### Supplied material
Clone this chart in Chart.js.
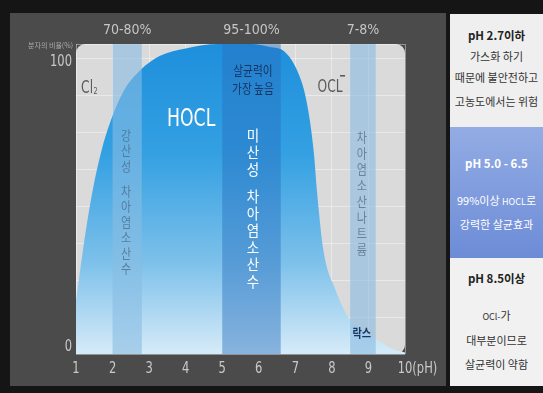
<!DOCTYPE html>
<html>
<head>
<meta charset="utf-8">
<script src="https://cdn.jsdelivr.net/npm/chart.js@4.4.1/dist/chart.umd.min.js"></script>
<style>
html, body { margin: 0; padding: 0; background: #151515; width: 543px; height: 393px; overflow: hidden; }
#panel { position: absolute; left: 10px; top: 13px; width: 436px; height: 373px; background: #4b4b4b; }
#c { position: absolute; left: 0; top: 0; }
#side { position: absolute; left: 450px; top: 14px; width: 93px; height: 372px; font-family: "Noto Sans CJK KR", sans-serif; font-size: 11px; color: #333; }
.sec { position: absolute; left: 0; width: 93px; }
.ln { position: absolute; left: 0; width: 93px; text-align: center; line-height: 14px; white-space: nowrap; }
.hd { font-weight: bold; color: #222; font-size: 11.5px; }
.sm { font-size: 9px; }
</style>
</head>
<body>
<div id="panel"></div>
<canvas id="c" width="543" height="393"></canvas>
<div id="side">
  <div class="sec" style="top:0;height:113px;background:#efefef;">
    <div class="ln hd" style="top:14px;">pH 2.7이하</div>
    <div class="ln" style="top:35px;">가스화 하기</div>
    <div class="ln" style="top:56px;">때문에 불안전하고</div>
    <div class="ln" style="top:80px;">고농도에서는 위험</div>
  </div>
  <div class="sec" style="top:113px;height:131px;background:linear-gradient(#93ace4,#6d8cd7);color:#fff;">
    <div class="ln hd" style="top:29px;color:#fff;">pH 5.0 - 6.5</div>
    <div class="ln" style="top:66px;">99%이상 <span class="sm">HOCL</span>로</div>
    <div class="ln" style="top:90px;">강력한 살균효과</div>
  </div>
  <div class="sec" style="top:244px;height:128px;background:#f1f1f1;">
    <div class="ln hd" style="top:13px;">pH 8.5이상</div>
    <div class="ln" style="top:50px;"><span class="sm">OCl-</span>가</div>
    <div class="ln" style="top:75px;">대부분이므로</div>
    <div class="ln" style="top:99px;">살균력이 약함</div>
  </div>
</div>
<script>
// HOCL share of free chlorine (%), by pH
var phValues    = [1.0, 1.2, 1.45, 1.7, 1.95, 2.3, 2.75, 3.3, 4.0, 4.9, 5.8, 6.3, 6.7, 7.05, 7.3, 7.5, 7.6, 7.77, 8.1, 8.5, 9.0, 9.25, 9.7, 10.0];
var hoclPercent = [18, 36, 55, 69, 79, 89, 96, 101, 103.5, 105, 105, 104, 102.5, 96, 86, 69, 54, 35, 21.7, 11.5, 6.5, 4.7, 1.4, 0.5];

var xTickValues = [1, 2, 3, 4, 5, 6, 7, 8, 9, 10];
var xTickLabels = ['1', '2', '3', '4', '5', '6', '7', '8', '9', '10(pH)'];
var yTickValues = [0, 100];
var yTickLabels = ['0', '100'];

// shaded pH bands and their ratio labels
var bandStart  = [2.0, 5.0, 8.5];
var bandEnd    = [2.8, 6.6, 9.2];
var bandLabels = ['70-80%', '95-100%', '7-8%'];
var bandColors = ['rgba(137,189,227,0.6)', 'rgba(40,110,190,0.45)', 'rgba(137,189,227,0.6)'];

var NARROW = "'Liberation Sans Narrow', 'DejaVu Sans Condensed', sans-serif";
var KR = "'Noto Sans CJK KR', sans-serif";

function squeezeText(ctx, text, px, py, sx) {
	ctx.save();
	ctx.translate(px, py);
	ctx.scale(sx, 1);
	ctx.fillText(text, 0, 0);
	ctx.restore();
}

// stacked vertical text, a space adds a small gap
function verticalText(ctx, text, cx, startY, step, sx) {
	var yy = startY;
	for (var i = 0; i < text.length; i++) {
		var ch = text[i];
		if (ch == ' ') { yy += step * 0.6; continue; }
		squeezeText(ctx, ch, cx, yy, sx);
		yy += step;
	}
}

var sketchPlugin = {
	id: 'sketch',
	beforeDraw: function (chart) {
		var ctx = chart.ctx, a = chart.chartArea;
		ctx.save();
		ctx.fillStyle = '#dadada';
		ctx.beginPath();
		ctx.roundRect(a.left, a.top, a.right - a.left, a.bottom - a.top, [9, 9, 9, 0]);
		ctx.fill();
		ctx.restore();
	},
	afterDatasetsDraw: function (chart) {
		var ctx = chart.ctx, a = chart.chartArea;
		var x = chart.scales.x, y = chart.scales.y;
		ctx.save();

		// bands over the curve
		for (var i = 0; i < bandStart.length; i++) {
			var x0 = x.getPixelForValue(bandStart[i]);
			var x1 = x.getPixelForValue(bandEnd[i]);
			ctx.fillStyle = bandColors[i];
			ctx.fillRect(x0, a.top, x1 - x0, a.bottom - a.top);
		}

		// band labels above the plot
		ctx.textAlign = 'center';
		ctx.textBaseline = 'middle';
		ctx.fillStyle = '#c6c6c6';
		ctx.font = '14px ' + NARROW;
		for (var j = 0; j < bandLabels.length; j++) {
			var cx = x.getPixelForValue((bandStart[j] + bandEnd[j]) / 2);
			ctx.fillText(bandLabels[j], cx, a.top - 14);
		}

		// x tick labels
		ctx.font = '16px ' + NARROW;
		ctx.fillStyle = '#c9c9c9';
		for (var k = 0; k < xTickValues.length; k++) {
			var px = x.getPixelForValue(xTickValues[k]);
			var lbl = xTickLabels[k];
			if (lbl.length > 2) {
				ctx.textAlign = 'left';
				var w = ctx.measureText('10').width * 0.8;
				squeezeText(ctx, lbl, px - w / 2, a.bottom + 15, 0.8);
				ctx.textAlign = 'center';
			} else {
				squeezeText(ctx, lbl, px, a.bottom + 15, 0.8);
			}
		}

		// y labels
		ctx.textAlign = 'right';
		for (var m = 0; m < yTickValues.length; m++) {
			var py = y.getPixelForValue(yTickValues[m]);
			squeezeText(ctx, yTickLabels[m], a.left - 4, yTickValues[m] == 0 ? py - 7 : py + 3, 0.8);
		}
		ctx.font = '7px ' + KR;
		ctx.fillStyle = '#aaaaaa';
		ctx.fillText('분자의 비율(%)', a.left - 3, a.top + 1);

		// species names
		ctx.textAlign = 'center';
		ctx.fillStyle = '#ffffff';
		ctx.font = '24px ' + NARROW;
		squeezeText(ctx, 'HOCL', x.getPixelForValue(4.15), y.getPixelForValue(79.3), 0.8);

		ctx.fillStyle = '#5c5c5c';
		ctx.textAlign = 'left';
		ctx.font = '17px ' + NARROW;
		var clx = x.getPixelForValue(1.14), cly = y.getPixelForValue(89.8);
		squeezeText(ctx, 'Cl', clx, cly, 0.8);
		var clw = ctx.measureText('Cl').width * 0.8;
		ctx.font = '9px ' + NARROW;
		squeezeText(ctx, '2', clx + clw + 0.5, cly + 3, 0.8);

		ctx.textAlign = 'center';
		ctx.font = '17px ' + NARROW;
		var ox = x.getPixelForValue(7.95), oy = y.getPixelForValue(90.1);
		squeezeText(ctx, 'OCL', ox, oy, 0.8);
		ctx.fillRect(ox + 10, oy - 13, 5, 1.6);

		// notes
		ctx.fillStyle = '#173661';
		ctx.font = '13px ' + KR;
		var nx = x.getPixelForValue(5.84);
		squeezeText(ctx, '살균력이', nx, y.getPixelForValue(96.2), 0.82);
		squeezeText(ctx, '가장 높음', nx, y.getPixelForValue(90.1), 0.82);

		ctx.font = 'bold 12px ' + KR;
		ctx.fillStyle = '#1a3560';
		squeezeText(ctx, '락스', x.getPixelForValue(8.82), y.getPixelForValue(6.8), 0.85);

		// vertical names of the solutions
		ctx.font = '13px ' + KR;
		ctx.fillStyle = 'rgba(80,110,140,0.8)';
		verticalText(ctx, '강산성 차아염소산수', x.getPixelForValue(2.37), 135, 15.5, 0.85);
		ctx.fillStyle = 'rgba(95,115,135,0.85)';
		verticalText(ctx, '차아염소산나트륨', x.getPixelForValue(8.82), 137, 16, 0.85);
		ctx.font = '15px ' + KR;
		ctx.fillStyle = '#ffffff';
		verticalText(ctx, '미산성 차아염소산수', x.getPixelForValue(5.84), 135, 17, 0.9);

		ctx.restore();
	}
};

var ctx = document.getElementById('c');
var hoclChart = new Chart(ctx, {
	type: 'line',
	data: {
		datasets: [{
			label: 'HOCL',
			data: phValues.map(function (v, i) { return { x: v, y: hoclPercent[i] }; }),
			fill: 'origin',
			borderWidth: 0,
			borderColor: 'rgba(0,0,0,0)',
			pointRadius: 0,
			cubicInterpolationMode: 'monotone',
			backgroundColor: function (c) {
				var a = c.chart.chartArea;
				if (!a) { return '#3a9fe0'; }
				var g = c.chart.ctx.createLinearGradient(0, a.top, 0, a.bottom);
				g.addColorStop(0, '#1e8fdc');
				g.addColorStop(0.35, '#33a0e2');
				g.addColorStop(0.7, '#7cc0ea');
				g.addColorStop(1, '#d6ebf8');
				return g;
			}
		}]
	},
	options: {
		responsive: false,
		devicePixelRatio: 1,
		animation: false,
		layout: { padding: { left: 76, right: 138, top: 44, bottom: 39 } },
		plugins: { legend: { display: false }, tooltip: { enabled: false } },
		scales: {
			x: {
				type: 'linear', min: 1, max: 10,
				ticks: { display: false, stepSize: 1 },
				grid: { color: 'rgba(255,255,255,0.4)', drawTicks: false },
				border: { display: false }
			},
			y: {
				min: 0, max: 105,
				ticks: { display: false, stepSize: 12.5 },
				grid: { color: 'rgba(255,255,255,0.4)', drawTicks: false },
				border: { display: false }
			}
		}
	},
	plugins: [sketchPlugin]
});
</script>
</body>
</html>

### Your task
Pictures are excluded; extract exactly the lines from the start of the data through the line that holds "4.7, 1.4, 0.5];", both ends included.

### Finished task
Clone this chart in Chart.js.
<!DOCTYPE html>
<html>
<head>
<meta charset="utf-8">
<script src="https://cdn.jsdelivr.net/npm/chart.js@4.4.1/dist/chart.umd.min.js"></script>
<style>
html, body { margin: 0; padding: 0; background: #151515; width: 543px; height: 393px; overflow: hidden; }
#panel { position: absolute; left: 10px; top: 13px; width: 436px; height: 373px; background: #4b4b4b; }
#c { position: absolute; left: 0; top: 0; }
#side { position: absolute; left: 450px; top: 14px; width: 93px; height: 372px; font-family: "Noto Sans CJK KR", sans-serif; font-size: 11px; color: #333; }
.sec { position: absolute; left: 0; width: 93px; }
.ln { position: absolute; left: 0; width: 93px; text-align: center; line-height: 14px; white-space: nowrap; }
.hd { font-weight: bold; color: #222; font-size: 11.5px; }
.sm { font-size: 9px; }
</style>
</head>
<body>
<div id="panel"></div>
<canvas id="c" width="543" height="393"></canvas>
<div id="side">
  <div class="sec" style="top:0;height:113px;background:#efefef;">
    <div class="ln hd" style="top:14px;">pH 2.7이하</div>
    <div class="ln" style="top:35px;">가스화 하기</div>
    <div class="ln" style="top:56px;">때문에 불안전하고</div>
    <div class="ln" style="top:80px;">고농도에서는 위험</div>
  </div>
  <div class="sec" style="top:113px;height:131px;background:linear-gradient(#93ace4,#6d8cd7);color:#fff;">
    <div class="ln hd" style="top:29px;color:#fff;">pH 5.0 - 6.5</div>
    <div class="ln" style="top:66px;">99%이상 <span class="sm">HOCL</span>로</div>
    <div class="ln" style="top:90px;">강력한 살균효과</div>
  </div>
  <div class="sec" style="top:244px;height:128px;background:#f1f1f1;">
    <div class="ln hd" style="top:13px;">pH 8.5이상</div>
    <div class="ln" style="top:50px;"><span class="sm">OCl-</span>가</div>
    <div class="ln" style="top:75px;">대부분이므로</div>
    <div class="ln" style="top:99px;">살균력이 약함</div>
  </div>
</div>
<script>
// HOCL share of free chlorine (%), by pH
var phValues    = [1.0, 1.2, 1.45, 1.7, 1.95, 2.3, 2.75, 3.3, 4.0, 4.9, 5.8, 6.3, 6.7, 7.05, 7.3, 7.5, 7.6, 7.77, 8.1, 8.5, 9.0, 9.25, 9.7, 10.0];
var hoclPercent = [18, 36, 55, 69, 79, 89, 96, 101, 103.5, 105, 105, 104, 102.5, 96, 86, 69, 54, 35, 21.7, 11.5, 6.5, 4.7, 1.4, 0.5];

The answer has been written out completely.